My knowledge about history in general is problematically limited. But whatever small and simplistically explained fragments of history were covered in my high school education, I can with confidence say that they featured a total of zero LGBTQ+ figures.
This erasure of rainbow peoples’ lives from our history is an issue because, as HuffPost Queer Voices Editor James Michael Nichols writes, it sends the message that “…the lives and struggles of LGBT people aren’t real or valid enough to merit inclusion in formalized education. These lives aren’t important.”
Which is why it was so significant when Te Papa in collaboration with Gender Minorities Aotearoa, Tranzform, and trans members of InsideOUT and Tīwhanawhana published their Trans Past, Trans Present: The Making Trans Histories Project last year. This project asked trans people of many ages to share the stories behind objects that had personal meaning to them. The twenty nine objects that were collected formed “a quirky collection that is a testament to the diversity of trans experiences, and which disrupts established (and cis-written) narratives about trans lives.”
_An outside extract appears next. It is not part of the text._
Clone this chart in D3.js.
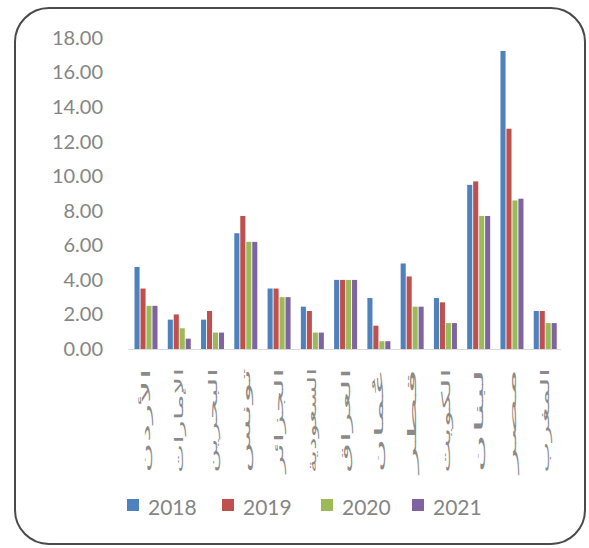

Recently, a rainbow colleague had a pretty distressing experience of transphobic comments in her workplace. I mulled over this for a while, and thought one of the ways I could show support was to take part in Sweat with Pride, a fundraiser for the New Zealand AIDS Foundation and RainbowYOUTH. It is an often invisible or side-lined political issue, but Aotearoa’s systems are failing some of our most marginalised rainbow community members who have higher rates of mental health issues and suicide, and are disproportionately affected by some physical illnesses.
Sweat with Pride so far has been a pretty fun initiative as a participant so far, but one of the unexpected silver linings to signing up for a month of daily exercise was that they email you a newsletter called The Sweat Gazette. In this, they have a section called Queer History 101 where they go over some of the icons and trailblazers both abroad and onshore who have “paved the way for queer rights today”.
Marsha P. Johnson. Sylvia Rivera. Christine Jorgensen. Lili Elbe. Mary Jones. Lucy Hicks Anderson. Jacqueline Charlotte Dufresnoy. Sir Lady Java. Amanda Ashley… These are some of the many names that deserve to be known and celebrated and remembered in our herstory. Their contributions, and our remembering of their lives, are crucial for our building of a more inclusive, more just, and kinder Aotearoa.